§ The request
Leave out the pictures and repeat the data exactly.
─── Data section
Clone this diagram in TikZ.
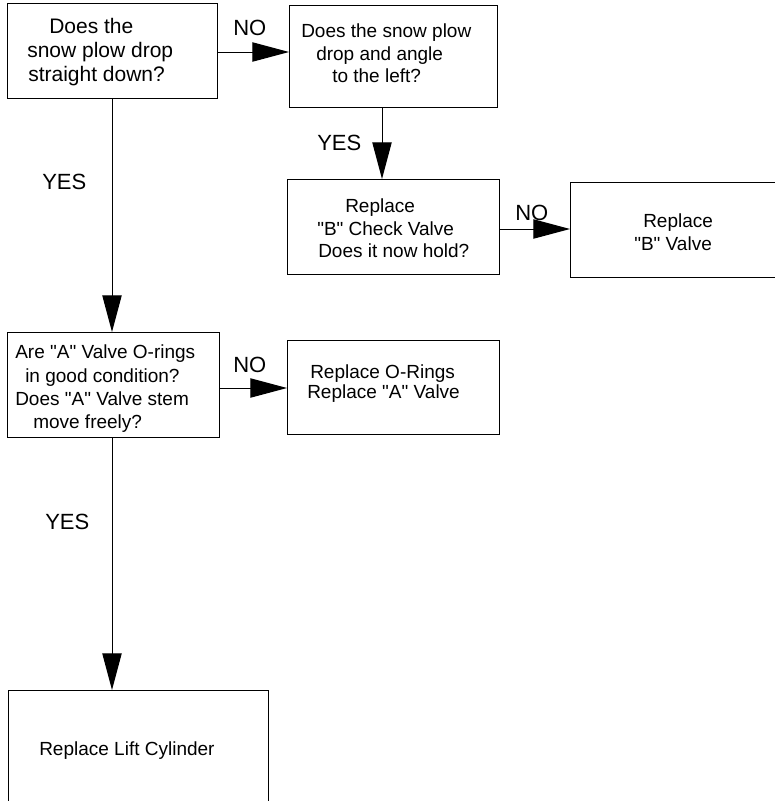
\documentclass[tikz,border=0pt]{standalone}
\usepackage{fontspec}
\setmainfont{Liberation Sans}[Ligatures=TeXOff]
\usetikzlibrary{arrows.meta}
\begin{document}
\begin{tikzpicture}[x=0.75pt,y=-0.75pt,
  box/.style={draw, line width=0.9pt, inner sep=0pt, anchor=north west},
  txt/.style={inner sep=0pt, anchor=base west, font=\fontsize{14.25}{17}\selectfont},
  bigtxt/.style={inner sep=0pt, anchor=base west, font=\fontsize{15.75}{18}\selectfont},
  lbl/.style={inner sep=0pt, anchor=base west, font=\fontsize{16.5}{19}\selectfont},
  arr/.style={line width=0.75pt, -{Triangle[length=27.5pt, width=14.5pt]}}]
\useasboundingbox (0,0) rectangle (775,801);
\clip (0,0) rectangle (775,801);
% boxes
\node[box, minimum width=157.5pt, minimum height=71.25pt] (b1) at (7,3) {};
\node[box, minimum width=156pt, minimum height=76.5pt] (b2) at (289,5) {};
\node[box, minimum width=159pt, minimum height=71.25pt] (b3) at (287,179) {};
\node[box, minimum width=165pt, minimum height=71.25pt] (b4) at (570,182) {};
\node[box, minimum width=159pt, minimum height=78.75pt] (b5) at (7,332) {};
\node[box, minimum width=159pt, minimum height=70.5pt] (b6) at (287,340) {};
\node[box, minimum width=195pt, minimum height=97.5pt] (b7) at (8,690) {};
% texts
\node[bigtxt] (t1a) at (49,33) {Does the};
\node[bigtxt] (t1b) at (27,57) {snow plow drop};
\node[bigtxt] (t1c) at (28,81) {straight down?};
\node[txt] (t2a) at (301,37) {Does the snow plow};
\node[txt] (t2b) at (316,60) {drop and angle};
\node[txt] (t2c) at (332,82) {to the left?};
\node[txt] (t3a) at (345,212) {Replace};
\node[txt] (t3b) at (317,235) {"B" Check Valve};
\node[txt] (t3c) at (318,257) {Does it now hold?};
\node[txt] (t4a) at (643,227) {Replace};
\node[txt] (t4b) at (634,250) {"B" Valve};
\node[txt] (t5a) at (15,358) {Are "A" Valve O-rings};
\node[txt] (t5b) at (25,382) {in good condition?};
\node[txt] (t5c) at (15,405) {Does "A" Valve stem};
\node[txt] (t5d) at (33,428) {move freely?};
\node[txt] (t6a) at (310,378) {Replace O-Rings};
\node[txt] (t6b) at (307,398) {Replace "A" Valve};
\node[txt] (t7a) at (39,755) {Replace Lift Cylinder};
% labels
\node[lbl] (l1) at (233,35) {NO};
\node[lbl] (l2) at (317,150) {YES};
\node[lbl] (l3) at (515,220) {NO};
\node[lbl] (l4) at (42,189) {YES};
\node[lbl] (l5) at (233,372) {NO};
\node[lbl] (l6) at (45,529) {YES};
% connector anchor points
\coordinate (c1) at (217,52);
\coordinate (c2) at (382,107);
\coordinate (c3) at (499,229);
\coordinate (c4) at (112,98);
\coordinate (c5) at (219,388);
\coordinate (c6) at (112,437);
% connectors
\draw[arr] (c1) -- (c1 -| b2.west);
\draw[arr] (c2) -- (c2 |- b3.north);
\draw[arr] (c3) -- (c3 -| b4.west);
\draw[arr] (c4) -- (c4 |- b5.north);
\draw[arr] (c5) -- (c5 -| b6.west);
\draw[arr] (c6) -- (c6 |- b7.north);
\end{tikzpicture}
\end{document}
──────
§ The solution
Clone this diagram in TikZ.
\documentclass[tikz,border=0pt]{standalone}
\usepackage{fontspec}
\setmainfont{Liberation Sans}[Ligatures=TeXOff]
\usetikzlibrary{arrows.meta}
\begin{document}
\begin{tikzpicture}[x=0.75pt,y=-0.75pt,
  box/.style={draw, line width=0.9pt, inner sep=0pt, anchor=north west},
  txt/.style={inner sep=0pt, anchor=base west, font=\fontsize{14.25}{17}\selectfont},
  bigtxt/.style={inner sep=0pt, anchor=base west, font=\fontsize{15.75}{18}\selectfont},
  lbl/.style={inner sep=0pt, anchor=base west, font=\fontsize{16.5}{19}\selectfont},
  arr/.style={line width=0.75pt, -{Triangle[length=27.5pt, width=14.5pt]}}]
\useasboundingbox (0,0) rectangle (775,801);
\clip (0,0) rectangle (775,801);
% boxes
\node[box, minimum width=157.5pt, minimum height=71.25pt] (b1) at (7,3) {};
\node[box, minimum width=156pt, minimum height=76.5pt] (b2) at (289,5) {};
\node[box, minimum width=159pt, minimum height=71.25pt] (b3) at (287,179) {};
\node[box, minimum width=165pt, minimum height=71.25pt] (b4) at (570,182) {};
\node[box, minimum width=159pt, minimum height=78.75pt] (b5) at (7,332) {};
\node[box, minimum width=159pt, minimum height=70.5pt] (b6) at (287,340) {};
\node[box, minimum width=195pt, minimum height=97.5pt] (b7) at (8,690) {};
% texts
\node[bigtxt] (t1a) at (49,33) {Does the};
\node[bigtxt] (t1b) at (27,57) {snow plow drop};
\node[bigtxt] (t1c) at (28,81) {straight down?};
\node[txt] (t2a) at (301,37) {Does the snow plow};
\node[txt] (t2b) at (316,60) {drop and angle};
\node[txt] (t2c) at (332,82) {to the left?};
\node[txt] (t3a) at (345,212) {Replace};
\node[txt] (t3b) at (317,235) {"B" Check Valve};
\node[txt] (t3c) at (318,257) {Does it now hold?};
\node[txt] (t4a) at (643,227) {Replace};
\node[txt] (t4b) at (634,250) {"B" Valve};
\node[txt] (t5a) at (15,358) {Are "A" Valve O-rings};
\node[txt] (t5b) at (25,382) {in good condition?};
\node[txt] (t5c) at (15,405) {Does "A" Valve stem};
\node[txt] (t5d) at (33,428) {move freely?};
\node[txt] (t6a) at (310,378) {Replace O-Rings};
\node[txt] (t6b) at (307,398) {Replace "A" Valve};
\node[txt] (t7a) at (39,755) {Replace Lift Cylinder};
% labels
\node[lbl] (l1) at (233,35) {NO};
\node[lbl] (l2) at (317,150) {YES};
\node[lbl] (l3) at (515,220) {NO};
\node[lbl] (l4) at (42,189) {YES};
\node[lbl] (l5) at (233,372) {NO};
\node[lbl] (l6) at (45,529) {YES};
% connector anchor points
\coordinate (c1) at (217,52);
\coordinate (c2) at (382,107);
\coordinate (c3) at (499,229);
\coordinate (c4) at (112,98);
\coordinate (c5) at (219,388);
\coordinate (c6) at (112,437);
% connectors
\draw[arr] (c1) -- (c1 -| b2.west);
\draw[arr] (c2) -- (c2 |- b3.north);
\draw[arr] (c3) -- (c3 -| b4.west);
\draw[arr] (c4) -- (c4 |- b5.north);
\draw[arr] (c5) -- (c5 -| b6.west);
\draw[arr] (c6) -- (c6 |- b7.north);
\end{tikzpicture}
\end{document}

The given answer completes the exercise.